I have a special place I go. It’s full of glamour, intrigue and the promise of a more beautiful life. It has everything—drugs, snacks, an impressive drinks list—and it doesn’t even charge cover. I’m there almost every day, summoned by the siren song of its $6.99 mascaras and fruity bubble baths.
The local drugstore is my nightclub, and I’m a VIP.
I spent years of my life in actual nightclubs. I met my husband at an after-hours warehouse party, and we were married and pregnant within a year and a half. My tumble from aging party girl to swollen couch creature was shocking and swift. In short order I disgorged a small human and suddenly found myself confined mostly to within a 10-mile radius of my home.
But the neighbourhood drugstore was a beacon within that radius—one that shone out, seemingly simultaneously, to every unwashed, sweatpants-clad, lipstickless mat-leave mom. We converged there like shuffling, leaking zombies, loading up on diapers while also wistfully clutching the eye creams that promised to make us look less tired. I’d pace the aisles, nostalgic for a life in which I actually still had somewhere to wear sparkly green eyeliner. And I’d cavalierly ignore the Please Do Not Open Packages or Test Products signs because I had to see if that sparkly eyeliner I had nowhere to wear worked with my skin tone, OKAY? I’d huff all the glycerine soaps—pink smell! purple smell! orange!—and stock up on hair dye for my ever-growing crown of greys. I’d even optimistically buy various body-hair-removing products, imagining that perhaps, one day, I’d have sex again.
I also picked up women. I met one of my first “mom friends” in the lineup there, and if I was lonely and it was between the hours of 12 and two, I could usually find my next-door neighbour in the magazine aisle while her twins napped in their stroller. It was just like rolling into the party at midnight and knowing everyone, except the lights were brighter and the drugs (mostly) softer.

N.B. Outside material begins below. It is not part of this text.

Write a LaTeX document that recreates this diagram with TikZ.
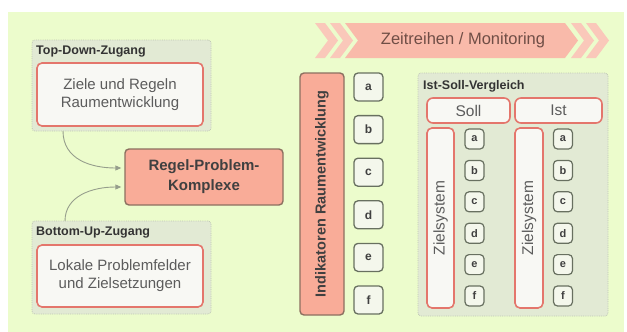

My kid is eight now, but I still visit my drugstore almost every day. It isn’t one of those fancy, upgraded ones full of luxury beauty lines that make you feel like you should have worn a different outfit when you just needed tampons, goddamnit. Mine is the kind where you can loiter in the back-to-basics makeup aisle for 47 minutes (approximately!) without being trailed by a woman with a shellacked face who’s eager to help you spend all your money on $35 mascara. Mine is the kind that has dusty bottles of Anaïs Anaïs eau de toilette under lock and key, and where they don’t judge if you fill your basket with Elle Decor and Vogue when it’s obvious you should just buy Best Casseroles R Us and a sitz bath, and call it a day. Mine is a place where you can imagine, if only for a moment, that those leopard-print press-on nails and neon eyeshadow palettes will turn you into Rihanna for less than $20. It’s the place where you definitely need to just run off to grab something and you’ll only be gone for 38 minutes (approximately!) right at the moment your kid needs help with his math homework. It’s the place I somehow always come home from wearing sparkly green eyeliner. Because you know what? If you’re going to the club, you gotta look good.